■ Exercise directions:
Extract the complete listing and output it unchanged.

■ Information provided:
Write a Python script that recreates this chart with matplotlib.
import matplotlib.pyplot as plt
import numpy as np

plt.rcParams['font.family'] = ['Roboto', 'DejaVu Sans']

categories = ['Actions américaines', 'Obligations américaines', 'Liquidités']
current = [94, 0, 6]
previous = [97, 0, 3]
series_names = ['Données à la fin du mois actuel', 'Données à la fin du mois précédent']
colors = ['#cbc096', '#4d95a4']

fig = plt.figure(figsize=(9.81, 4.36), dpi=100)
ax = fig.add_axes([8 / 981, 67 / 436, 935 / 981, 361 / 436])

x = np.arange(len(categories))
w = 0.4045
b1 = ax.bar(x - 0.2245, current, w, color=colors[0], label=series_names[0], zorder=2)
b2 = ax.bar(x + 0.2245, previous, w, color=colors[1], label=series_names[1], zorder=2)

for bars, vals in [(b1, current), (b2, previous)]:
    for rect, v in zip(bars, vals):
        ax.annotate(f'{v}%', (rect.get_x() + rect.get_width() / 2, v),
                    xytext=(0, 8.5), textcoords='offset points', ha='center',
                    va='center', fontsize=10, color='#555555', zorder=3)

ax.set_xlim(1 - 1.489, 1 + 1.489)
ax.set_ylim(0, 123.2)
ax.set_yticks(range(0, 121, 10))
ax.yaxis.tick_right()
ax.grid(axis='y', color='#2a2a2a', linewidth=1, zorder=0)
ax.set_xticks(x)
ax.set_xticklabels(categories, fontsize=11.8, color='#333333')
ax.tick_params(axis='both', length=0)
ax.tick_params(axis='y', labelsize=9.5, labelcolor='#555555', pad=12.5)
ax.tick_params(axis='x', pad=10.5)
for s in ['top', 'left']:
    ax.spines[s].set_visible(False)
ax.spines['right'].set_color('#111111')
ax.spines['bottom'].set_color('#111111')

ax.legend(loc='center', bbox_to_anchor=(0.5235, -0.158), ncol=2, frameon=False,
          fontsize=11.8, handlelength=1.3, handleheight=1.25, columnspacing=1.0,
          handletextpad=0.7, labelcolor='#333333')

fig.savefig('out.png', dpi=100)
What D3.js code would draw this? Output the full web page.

■ Task output:
Write a Python script that recreates this chart with matplotlib.
import matplotlib.pyplot as plt
import numpy as np

plt.rcParams['font.family'] = ['Roboto', 'DejaVu Sans']

categories = ['Actions américaines', 'Obligations américaines', 'Liquidités']
current = [94, 0, 6]
previous = [97, 0, 3]
series_names = ['Données à la fin du mois actuel', 'Données à la fin du mois précédent']
colors = ['#cbc096', '#4d95a4']

fig = plt.figure(figsize=(9.81, 4.36), dpi=100)
ax = fig.add_axes([8 / 981, 67 / 436, 935 / 981, 361 / 436])

x = np.arange(len(categories))
w = 0.4045
b1 = ax.bar(x - 0.2245, current, w, color=colors[0], label=series_names[0], zorder=2)
b2 = ax.bar(x + 0.2245, previous, w, color=colors[1], label=series_names[1], zorder=2)

for bars, vals in [(b1, current), (b2, previous)]:
    for rect, v in zip(bars, vals):
        ax.annotate(f'{v}%', (rect.get_x() + rect.get_width() / 2, v),
                    xytext=(0, 8.5), textcoords='offset points', ha='center',
                    va='center', fontsize=10, color='#555555', zorder=3)

ax.set_xlim(1 - 1.489, 1 + 1.489)
ax.set_ylim(0, 123.2)
ax.set_yticks(range(0, 121, 10))
ax.yaxis.tick_right()
ax.grid(axis='y', color='#2a2a2a', linewidth=1, zorder=0)
ax.set_xticks(x)
ax.set_xticklabels(categories, fontsize=11.8, color='#333333')
ax.tick_params(axis='both', length=0)
ax.tick_params(axis='y', labelsize=9.5, labelcolor='#555555', pad=12.5)
ax.tick_params(axis='x', pad=10.5)
for s in ['top', 'left']:
    ax.spines[s].set_visible(False)
ax.spines['right'].set_color('#111111')
ax.spines['bottom'].set_color('#111111')

ax.legend(loc='center', bbox_to_anchor=(0.5235, -0.158), ncol=2, frameon=False,
          fontsize=11.8, handlelength=1.3, handleheight=1.25, columnspacing=1.0,
          handletextpad=0.7, labelcolor='#333333')

fig.savefig('out.png', dpi=100)
What D3.js code would draw this? Output the full web page.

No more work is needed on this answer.